In both kind and in reality, Christ paid the penalty for our sin when He was raised on the cross outside of Jerusalem. Beneath His feet, sinners, including His crucifiers, gazed up at Him, not realising it was for them He was dying or that it was their sins that put Him there.
That is, paradoxically, except for one, the centurion, who acknowledged Jesus’ status, commenting, “Surely this was a righteous man” (Luke 23:47).

Franciszek Gajowniczek, who died in 1995, spent the 50 years following World War II championing the memory of “a righteous man” who died for him. Gajowniczek, a Polish soldier, first met Maksymilian Kolbe in Auschwitz, where they were both incarcerated.
According to Auschwitz law, for every prisoner who escaped, 10 remaining would be executed. So when one night a prisoner did escape, Gajowniczek was among those randomly chosen to pay the price of that man’s freedom.

The method of death was agonising and cheap; the condemned were simply locked in an underground cell, known as the “hunger bunker,” without food or water and left to die. When the last person died, the bodies were removed.

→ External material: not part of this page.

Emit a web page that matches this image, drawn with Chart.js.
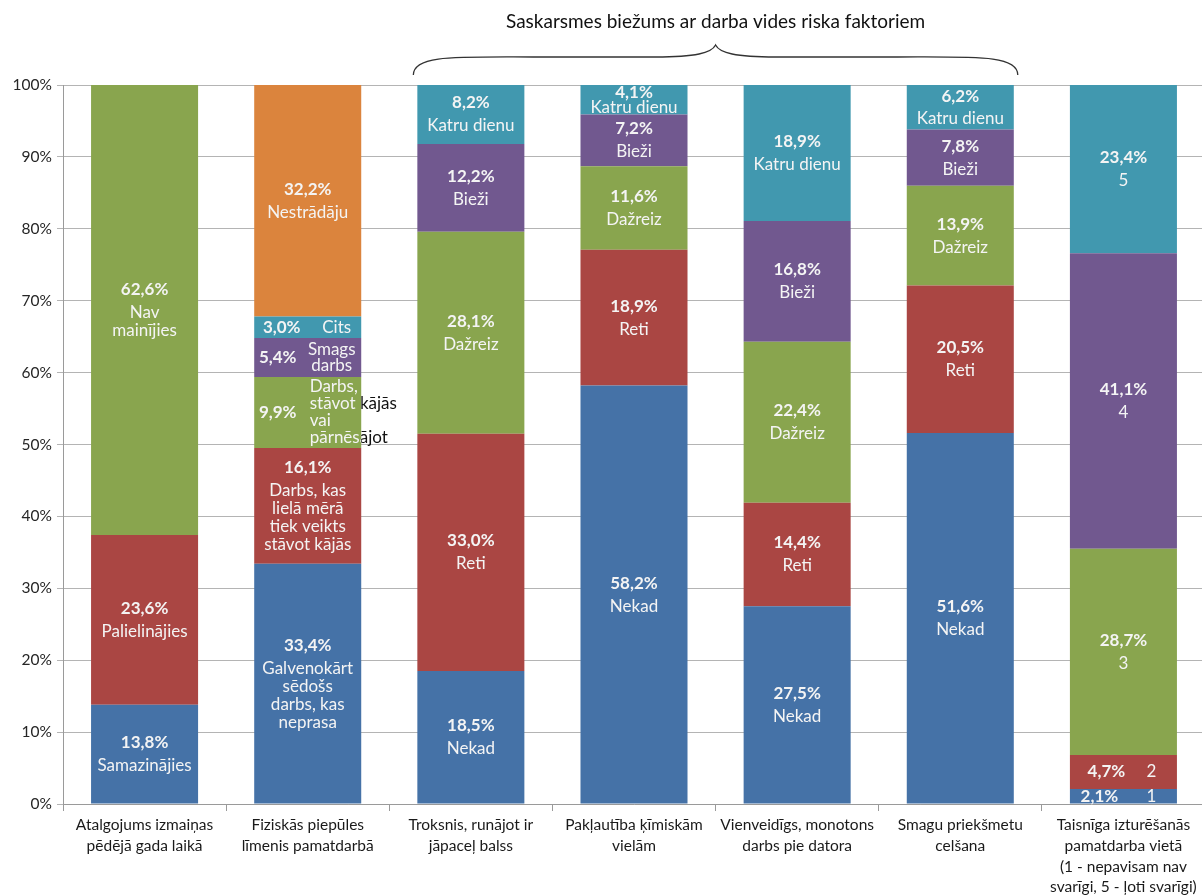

Faced with this, Gajowniczek pleaded for his life, having a wife and family whom he dearly longed to see again. And without hesitation, into his place stepped Kolbe, a Franciscan monk. When after 10 days Kolbe still hadn’t died, the guards shot him, whether out of embarrassment or mercy we don’t know.

But with the death of his saviour, remorse—survivor’s guilt—flooded over Gajowniczek. He refused to eat, and himself began to die. Then one of his fellow prisoners scolded him for his refusal to accept the gift of life Kolbe had given him, admonishing him, instead, to make the best life that he could. Gajowniczek owed his life to Kolbe, whom he did not know, but had died in his place.

Referring to people such as Kolbe, the apostle Paul observes that it’s a rare event for someone to volunteer for certain death on behalf of a good person, let alone a bad one. “But,” he says, “God demonstrates his own love for us [humankind] in this: While we were still sinners, Christ died for us” (Romans 5:8).

This is the heart of the gospel. And just as Christ rose from death to life, according to Romans 6:4, so too may we.